Enzo Traverso

Discusiones con Didi-Huberman

Comenzaré, antes de abordar cualquier cuestión metodológica, por indicar la primera razón de incomodidad experimentada al salir de su exposición. Vivimos en una época en la que palabras tales como “sublevación”, “revuelta” o “revolución” han sido intervenidas y están en camino a perder su significado. En el fondo, esta confusión semántica no hace más que reflejar una desorientación política más general. Hoy en día, todo se ha convertido en “revolucionario”, desde el último iPhone hasta un nuevo auto: fue al publicar un instant book titulado Revolución, hace cinco años, que un banquero entró a la política y luego fue elegido como presidente de la República Francesa.

En el mundo de la investigación, el concepto de revolución devino igual de ambiguo: mientras que octubre de 1917 es hoy comúnmente calificado como golpe de Estado (véase, por ejemplo, una exposición titulada Rouge, que tuvo lugar en el Gran Palacio en 2019), los historiadores tienen el hábito de agrupar el ascenso al poder de Mussolini en Italia, en 1922, y de Hitler en Alemania, diez años más tarde, bajo la categoría de “revolución fascista” (véanse los trabajos de historiadores como Emilio Gentile, Roger Griffin, George L. Mosse y Zeev Sternhell).

En este contexto, una exposición llamada Sublevaciones, en la que se mezclan, sin explicación alguna, imágenes de las barricadas de 1848, de la Comuna de París, de la insurrección espartaquista de 1919, de la Revolución mexicana o de la Resistencia griega, con fotos que muestran un vaso de leche volcado en una mesa, figuras de cuerpos en trance suspendidos en una habitación o en el jardín, un pedazo de adoquín contenido en una pequeña caja titulado “Caja optimista N° 1”, una cinta roja que ondea gracias al aire que emite un ventilador, un sachet de plástico elevado por el viento y otros objetos del mismo tipo, me pareció una exposición que participa, más allá de sus intenciones, en esta confusión semántica y esta desorientación política.

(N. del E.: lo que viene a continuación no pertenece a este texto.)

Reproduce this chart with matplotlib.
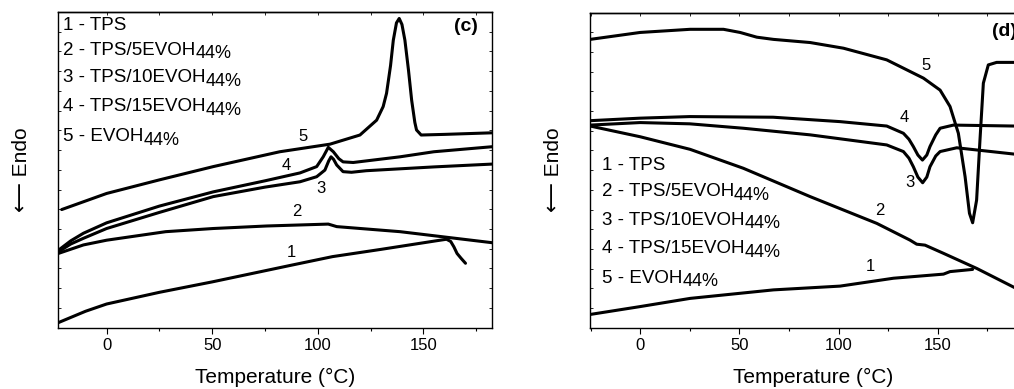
import numpy as np
import matplotlib.pyplot as plt
from matplotlib.ticker import MultipleLocator, FixedLocator, NullFormatter

plt.rcParams['font.family'] = ['Liberation Sans', 'DejaVu Sans']

# ---- panel (c): heating curves (arbitrary heat flow units) ----
c1_t = [-22.9, -10, 0, 25, 50, 87.6, 107, 130, 156, 161, 163, 164.5, 166, 168, 170]
c1_y = [1.6, 5.2, 7.5, 11.2, 14.5, 19.8, 22.5, 24.8, 27.5, 28, 27.3, 25.6, 23.5, 21.9, 20.4]

c2_t = [-22.9, -11, 0, 28, 50.5, 75.8, 105, 109, 139, 182.7]
c2_y = [23.5, 26.2, 27.7, 30.4, 31.4, 32.2, 32.8, 32.0, 30.4, 26.9]

c3_t = [-22.9, -17, -11, 0, 25, 50.5, 75, 91.6, 99.5, 103.4, 105.2, 106.3, 107.5, 109, 112, 116, 123, 155, 182.7]
c3_y = [24.0, 26.5, 28.3, 31.4, 36.5, 41.5, 44.5, 46.2, 47.8, 49.9, 52.8, 54.1, 53.3, 51.5, 49.4, 49.2, 49.7, 50.9, 51.8]

c4_t = [-22.9, -17, -11, 0, 25, 50.5, 75, 91.6, 99.5, 102.6, 105, 107.4, 110, 112, 116.8, 139, 155, 182.7]
c4_y = [24.5, 27.5, 29.9, 33.2, 38.5, 43.0, 46.5, 49.0, 51.0, 54.1, 57.1, 55.7, 53.5, 52.5, 52.3, 54.1, 55.7, 57.3]

c5_t = [-21.3, 0, 25, 50.5, 82, 105.8, 120, 127.9, 131, 132.6, 134.5, 135.8, 137.3, 138.6, 139.9, 141.3, 143, 144.5, 146, 146.8, 149, 160, 182.7]
c5_y = [37.4, 42.5, 46.8, 51.0, 55.7, 58.1, 61.0, 65.7, 70.0, 74.2, 83.0, 91.0, 96.5, 97.9, 96.0, 91.0, 81.5, 72.0, 65.0, 62.6, 61.0, 61.2, 61.7]

# ---- panel (d): cooling curves ----
d1_t = [-25.2, 0, 25.2, 67.2, 100.8, 127.7, 152.9, 156.2, 167.6]
d1_y = [4.2, 6.7, 9.3, 12.0, 13.2, 15.7, 17.0, 17.8, 18.5]

d2_t = [-25.2, 0, 25.2, 52, 85.7, 119.3, 136, 139.4, 143.6, 152.9, 169.7, 188.5, 200]
d2_y = [64.0, 60.6, 56.6, 50.6, 41.6, 33.1, 27.8, 26.5, 26.2, 23.6, 18.8, 12.8, 9.0]

d3_t = [-25.2, 0, 25, 52, 85.7, 124.3, 132.7, 135.5, 137.7, 140, 142.4, 144.5, 146.1, 149, 151.2, 159.6, 188.5, 200]
d3_y = [64.3, 65.1, 64.7, 63.3, 61.2, 58.0, 55.9, 53.8, 51.1, 47.8, 46.0, 47.8, 51.1, 54.5, 55.9, 57.1, 55.1, 54.4]

d4_t = [-25.2, 0, 25, 67, 100.8, 124.3, 132.7, 135.5, 137.7, 140, 142.3, 144.5, 146.1, 149, 151.2, 157.9, 188.5, 200]
d4_y = [65.7, 66.5, 67.0, 66.8, 65.4, 64.0, 61.7, 59.8, 57.5, 54.8, 53.2, 54.8, 57.5, 61.2, 63.3, 64.3, 64.0, 64.0]

d5_t = [-25.2, 0, 25.2, 42, 50.4, 58.8, 67.2, 85.7, 102.5, 124.3, 142.8, 151.2, 156.2, 160.4, 163.8, 166, 167.6, 169.6, 171.3, 173, 175.5, 179.7, 188.5, 200]
d5_y = [91.5, 93.7, 94.7, 94.7, 93.7, 92.2, 91.5, 90.5, 88.7, 85.0, 79.2, 75.4, 70.2, 61.7, 47.9, 36.3, 33.3, 40.5, 59.6, 77.6, 83.4, 84.2, 84.2, 84.2]

legend_main = ['1 - TPS', '2 - TPS/5EVOH', '3 - TPS/10EVOH', '4 - TPS/15EVOH', '5 - EVOH']
legend_sub = ['', '44%', '44%', '44%', '44%']

c_curves = [(c1_t, c1_y), (c2_t, c2_y), (c3_t, c3_y), (c4_t, c4_y), (c5_t, c5_y)]
d_curves = [(d1_t, d1_y), (d2_t, d2_y), (d3_t, d3_y), (d4_t, d4_y), (d5_t, d5_y)]

# curve number labels
c_lab_t = [87.6, 90, 101.4, 85.3, 92.8]
c_lab_y = [23.8, 36.7, 44.1, 51.5, 60.4]
d_lab_t = [116.2, 120.6, 136, 133, 144.1]
d_lab_y = [19.4, 37.1, 46.0, 66.8, 83.2]

c_leg_y = [95.8, 87.9, 79.2, 69.9, 60.4]
d_leg_y = [51.4, 43.1, 34.1, 25.1, 15.7]

fig = plt.figure(figsize=(10.14, 3.89), dpi=100)
ax1 = fig.add_axes([0.0575, 0.1576, 0.428, 0.812])
ax2 = fig.add_axes([0.582, 0.1576, 0.4406, 0.810])


def style(ax, xlim):
    ax.set_xlim(*xlim)
    ax.set_ylim(0, 100)
    ax.xaxis.set_major_locator(FixedLocator([0, 50, 100, 150]))
    ax.xaxis.set_minor_locator(MultipleLocator(25))
    ax.yaxis.set_major_locator(MultipleLocator(6.25))
    ax.yaxis.set_major_formatter(NullFormatter())
    ax.tick_params(axis='x', which='major', direction='out', length=4, width=0.8,
                   labelsize=12, top=False)
    ax.tick_params(axis='x', which='minor', direction='out', length=2.5, width=0.8, top=False)
    ax.tick_params(axis='y', which='major', direction='in', length=2.5, width=0.6,
                   left=True, right=True)
    ax.set_xlabel('Temperature (°C)', fontsize=15, labelpad=11)
    ax.set_ylabel('⟵ Endo', fontsize=15, labelpad=16)
    for s in ax.spines.values():
        s.set_linewidth(1.0)
    sec = ax.secondary_xaxis('top')
    sec.xaxis.set_major_locator(MultipleLocator(25))
    sec.tick_params(direction='in', length=2.5, width=0.6, labeltop=False)
    sec.spines['top'].set_linewidth(1.0)


def legend_text(ax, x, ys):
    for i in range(5):
        t = ax.text(x, ys[i], legend_main[i], fontsize=13.5, ha='left', va='center')
        if legend_sub[i]:
            ax.annotate(legend_sub[i], xy=(1, 0), xycoords=t, xytext=(0, 3.5),
                        textcoords='offset points', fontsize=13, ha='left', va='center')


style(ax1, (-22.9, 182.7))
style(ax2, (-25.2, 200))

for (t, y) in c_curves:
    ax1.plot(t, y, color='black', linewidth=2.2, solid_capstyle='round', solid_joinstyle='round')
for (t, y) in d_curves:
    ax2.plot(t, y, color='black', linewidth=2.2, solid_capstyle='round', solid_joinstyle='round')

for i in range(5):
    ax1.text(c_lab_t[i], c_lab_y[i], str(i + 1), fontsize=12, ha='center', va='center')
    ax2.text(d_lab_t[i], d_lab_y[i], str(i + 1), fontsize=12, ha='center', va='center')

legend_text(ax1, -20.5, c_leg_y)
legend_text(ax2, -19.3, d_leg_y)

ax1.text(176, 95.3, '(c)', fontsize=14, fontweight='bold', ha='right', va='center')
ax2.text(177.5, 94.0, '(d)', fontsize=14, fontweight='bold', ha='left', va='center')

plt.savefig('out.png', dpi=100)
plt.close()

A partir de la distinción canónica –retomada en mi libro con la obra de Arno J. Mayer como guía– entre revuelta y revolución, usted me reprocha fijar una jerarquía política que considera engañosa. Desde su punto de vista, no habría mucho interés en diferenciar los términos: la revuelta como una explosión efímera de cólera, limitada en sus ambiciones y su alcance, a menudo agotada tras un estallido espectacular (tal como la manifestación del 15 de julio de 1927 en Viena, magníficamente descrita por Elías Canetti en su autobiografía y en Masa y poder); la revolución como inversión del orden establecido, encarnada por autores organizados, orientada por un proyecto político de cambio e inspirado por un fuerte imaginario utópico. Sé bien que las fronteras que separan revuelta y revolución son inestables y cambiantes, que muchas veces la revuelta fue la chispa de la revolución y que la distinción conceptual entre las dos no puede intervenir más que retrospectivamente, pero sigo convencido de que la inteligibilidad histórica necesita esas clasificaciones.